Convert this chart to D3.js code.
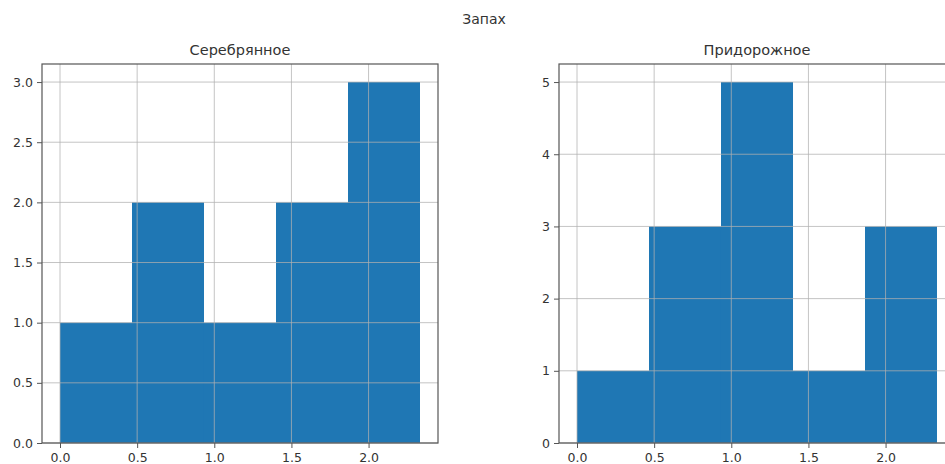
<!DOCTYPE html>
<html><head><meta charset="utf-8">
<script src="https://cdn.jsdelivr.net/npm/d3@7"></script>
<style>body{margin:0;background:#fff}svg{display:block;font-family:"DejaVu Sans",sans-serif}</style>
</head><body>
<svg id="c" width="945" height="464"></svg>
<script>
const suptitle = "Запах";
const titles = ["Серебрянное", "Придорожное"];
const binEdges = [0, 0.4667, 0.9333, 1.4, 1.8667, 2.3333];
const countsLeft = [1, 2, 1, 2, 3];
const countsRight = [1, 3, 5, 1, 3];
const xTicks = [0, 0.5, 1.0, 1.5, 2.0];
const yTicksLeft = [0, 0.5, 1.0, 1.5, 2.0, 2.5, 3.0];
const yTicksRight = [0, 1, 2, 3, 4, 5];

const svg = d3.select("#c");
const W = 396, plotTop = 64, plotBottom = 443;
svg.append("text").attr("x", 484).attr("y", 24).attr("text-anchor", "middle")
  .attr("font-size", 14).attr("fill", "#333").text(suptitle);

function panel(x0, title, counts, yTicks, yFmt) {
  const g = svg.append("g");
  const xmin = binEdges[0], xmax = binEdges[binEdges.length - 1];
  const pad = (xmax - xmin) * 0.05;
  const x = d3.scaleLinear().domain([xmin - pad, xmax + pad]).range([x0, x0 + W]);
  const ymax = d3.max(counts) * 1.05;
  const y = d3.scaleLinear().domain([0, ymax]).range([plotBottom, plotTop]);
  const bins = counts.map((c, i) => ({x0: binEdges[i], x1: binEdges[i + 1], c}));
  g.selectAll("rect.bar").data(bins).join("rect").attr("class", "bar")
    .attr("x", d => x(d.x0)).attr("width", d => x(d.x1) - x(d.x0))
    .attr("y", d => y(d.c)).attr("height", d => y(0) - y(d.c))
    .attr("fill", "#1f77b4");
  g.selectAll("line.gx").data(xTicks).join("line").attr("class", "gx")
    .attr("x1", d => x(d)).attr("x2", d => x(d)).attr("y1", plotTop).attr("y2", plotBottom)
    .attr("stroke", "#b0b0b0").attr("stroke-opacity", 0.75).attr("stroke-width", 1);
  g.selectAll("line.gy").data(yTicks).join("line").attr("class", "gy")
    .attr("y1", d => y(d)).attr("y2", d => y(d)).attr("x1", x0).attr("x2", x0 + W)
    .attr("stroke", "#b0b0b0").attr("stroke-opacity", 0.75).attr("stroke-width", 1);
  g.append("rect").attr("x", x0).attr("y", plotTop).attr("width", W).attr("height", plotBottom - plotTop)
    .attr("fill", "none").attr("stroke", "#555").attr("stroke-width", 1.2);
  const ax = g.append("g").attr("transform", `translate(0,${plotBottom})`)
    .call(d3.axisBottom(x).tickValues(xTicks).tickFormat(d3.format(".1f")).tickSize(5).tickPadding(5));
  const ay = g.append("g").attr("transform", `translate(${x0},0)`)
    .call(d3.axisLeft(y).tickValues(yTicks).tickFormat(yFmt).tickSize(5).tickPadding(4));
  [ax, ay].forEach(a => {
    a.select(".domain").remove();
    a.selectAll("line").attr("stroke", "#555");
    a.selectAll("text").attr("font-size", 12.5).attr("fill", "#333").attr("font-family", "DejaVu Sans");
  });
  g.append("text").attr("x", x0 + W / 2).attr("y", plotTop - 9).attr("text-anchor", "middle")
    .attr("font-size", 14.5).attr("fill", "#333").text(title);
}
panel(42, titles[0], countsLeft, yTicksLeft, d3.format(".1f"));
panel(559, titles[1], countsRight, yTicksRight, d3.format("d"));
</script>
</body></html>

------------------------------------------------

Exercise brief: Copy out each line exactly, without the pictures.

Output below:
Convert this chart to D3.js code.
<!DOCTYPE html>
<html><head><meta charset="utf-8">
<script src="https://cdn.jsdelivr.net/npm/d3@7"></script>
<style>body{margin:0;background:#fff}svg{display:block;font-family:"DejaVu Sans",sans-serif}</style>
</head><body>
<svg id="c" width="945" height="464"></svg>
<script>
const suptitle = "Запах";
const titles = ["Серебрянное", "Придорожное"];
const binEdges = [0, 0.4667, 0.9333, 1.4, 1.8667, 2.3333];
const countsLeft = [1, 2, 1, 2, 3];
const countsRight = [1, 3, 5, 1, 3];
const xTicks = [0, 0.5, 1.0, 1.5, 2.0];
const yTicksLeft = [0, 0.5, 1.0, 1.5, 2.0, 2.5, 3.0];
const yTicksRight = [0, 1, 2, 3, 4, 5];

const svg = d3.select("#c");
const W = 396, plotTop = 64, plotBottom = 443;
svg.append("text").attr("x", 484).attr("y", 24).attr("text-anchor", "middle")
  .attr("font-size", 14).attr("fill", "#333").text(suptitle);

function panel(x0, title, counts, yTicks, yFmt) {
  const g = svg.append("g");
  const xmin = binEdges[0], xmax = binEdges[binEdges.length - 1];
  const pad = (xmax - xmin) * 0.05;
  const x = d3.scaleLinear().domain([xmin - pad, xmax + pad]).range([x0, x0 + W]);
  const ymax = d3.max(counts) * 1.05;
  const y = d3.scaleLinear().domain([0, ymax]).range([plotBottom, plotTop]);
  const bins = counts.map((c, i) => ({x0: binEdges[i], x1: binEdges[i + 1], c}));
  g.selectAll("rect.bar").data(bins).join("rect").attr("class", "bar")
    .attr("x", d => x(d.x0)).attr("width", d => x(d.x1) - x(d.x0))
    .attr("y", d => y(d.c)).attr("height", d => y(0) - y(d.c))
    .attr("fill", "#1f77b4");
  g.selectAll("line.gx").data(xTicks).join("line").attr("class", "gx")
    .attr("x1", d => x(d)).attr("x2", d => x(d)).attr("y1", plotTop).attr("y2", plotBottom)
    .attr("stroke", "#b0b0b0").attr("stroke-opacity", 0.75).attr("stroke-width", 1);
  g.selectAll("line.gy").data(yTicks).join("line").attr("class", "gy")
    .attr("y1", d => y(d)).attr("y2", d => y(d)).attr("x1", x0).attr("x2", x0 + W)
    .attr("stroke", "#b0b0b0").attr("stroke-opacity", 0.75).attr("stroke-width", 1);
  g.append("rect").attr("x", x0).attr("y", plotTop).attr("width", W).attr("height", plotBottom - plotTop)
    .attr("fill", "none").attr("stroke", "#555").attr("stroke-width", 1.2);
  const ax = g.append("g").attr("transform", `translate(0,${plotBottom})`)
    .call(d3.axisBottom(x).tickValues(xTicks).tickFormat(d3.format(".1f")).tickSize(5).tickPadding(5));
  const ay = g.append("g").attr("transform", `translate(${x0},0)`)
    .call(d3.axisLeft(y).tickValues(yTicks).tickFormat(yFmt).tickSize(5).tickPadding(4));
  [ax, ay].forEach(a => {
    a.select(".domain").remove();
    a.selectAll("line").attr("stroke", "#555");
    a.selectAll("text").attr("font-size", 12.5).attr("fill", "#333").attr("font-family", "DejaVu Sans");
  });
  g.append("text").attr("x", x0 + W / 2).attr("y", plotTop - 9).attr("text-anchor", "middle")
    .attr("font-size", 14.5).attr("fill", "#333").text(title);
}
panel(42, titles[0], countsLeft, yTicksLeft, d3.format(".1f"));
panel(559, titles[1], countsRight, yTicksRight, d3.format("d"));
</script>
</body></html>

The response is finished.